In his book, Leinweber “dissects the shoddy thinking that underlies most of [the quantitative] techniques” in use today, and he refers to data-mined numbers as “one of the leading causes of the evaporation of money.”
Zweig describes how Leinweber decided to satirize data mining with an example, meant to be a joke. He found that annual butter production in Bangladesh “explained” 75% of the variation in the annual returns of S&P 500-stock index over a 13-year period.
By tossing in U.S. cheese production and the total population of sheep in both Bangladesh and the U.S., Mr. Leinweber was able to "predict" past U.S. stock returns with 99% accuracy.
Leinweber has advice for avoiding “falling into a data mine”: (a) Check that the results make sense; (b) Check that the claim still holds for smaller subsets of the data; (c) Check the results after costs, fees, and taxes are subtracted; (d) Wait to see if the claim continues to hold true as time goes by.
Students may enjoy a 4-minute video  of Jason Zweig interviewing Nerds author David Leinweber. Or they may be interested in YouTube videos (8 minutes, in four parts)  ] of a lecture by David Leinweber.

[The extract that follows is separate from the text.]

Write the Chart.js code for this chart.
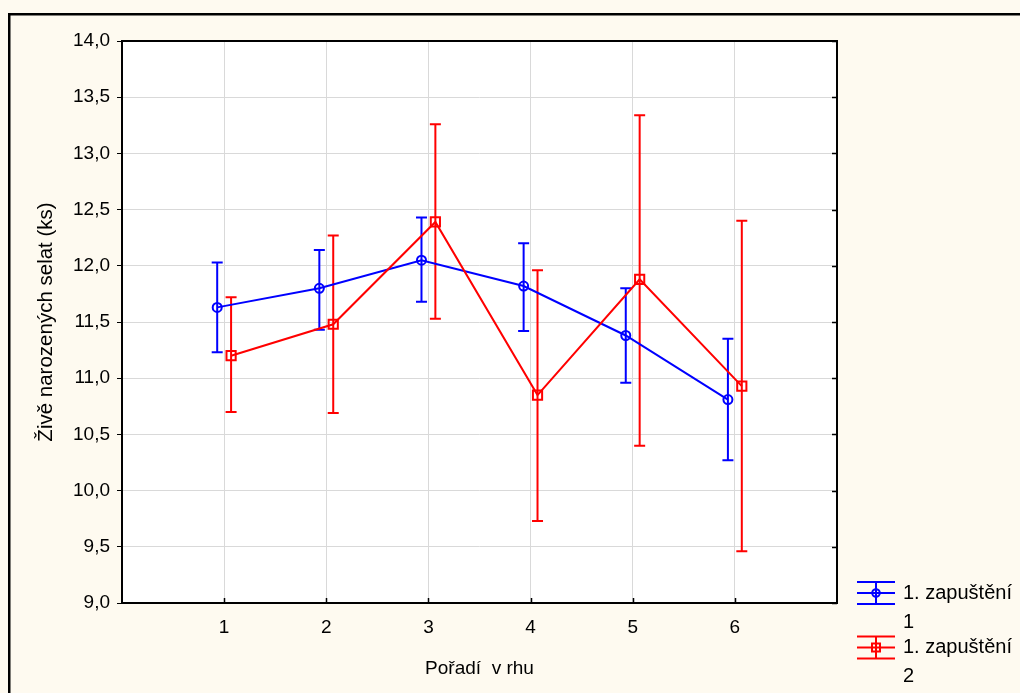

The article contained a chart  showing the “Correlation of Super Bowl wins by original NFL teams with positive return[s] for the S&P 500.” The bar chart shows the S&P 500 return for each year 1967 through August 6, 2009, with 32 blue bars for years in which a “correlation held” and 11 red bars for years in which it did not.
1. What do you think the chart’s author meant by stating that a “correlation held”? What else would you like to know about his/her “correlation”?
2. Suppose there were a positive correlation, even a relatively high one, between NFL Super Bowl team wins and positive S&P 500 returns. Would you be surprised that Super Bowl wins did not predict positive S&P returns for every one of the years?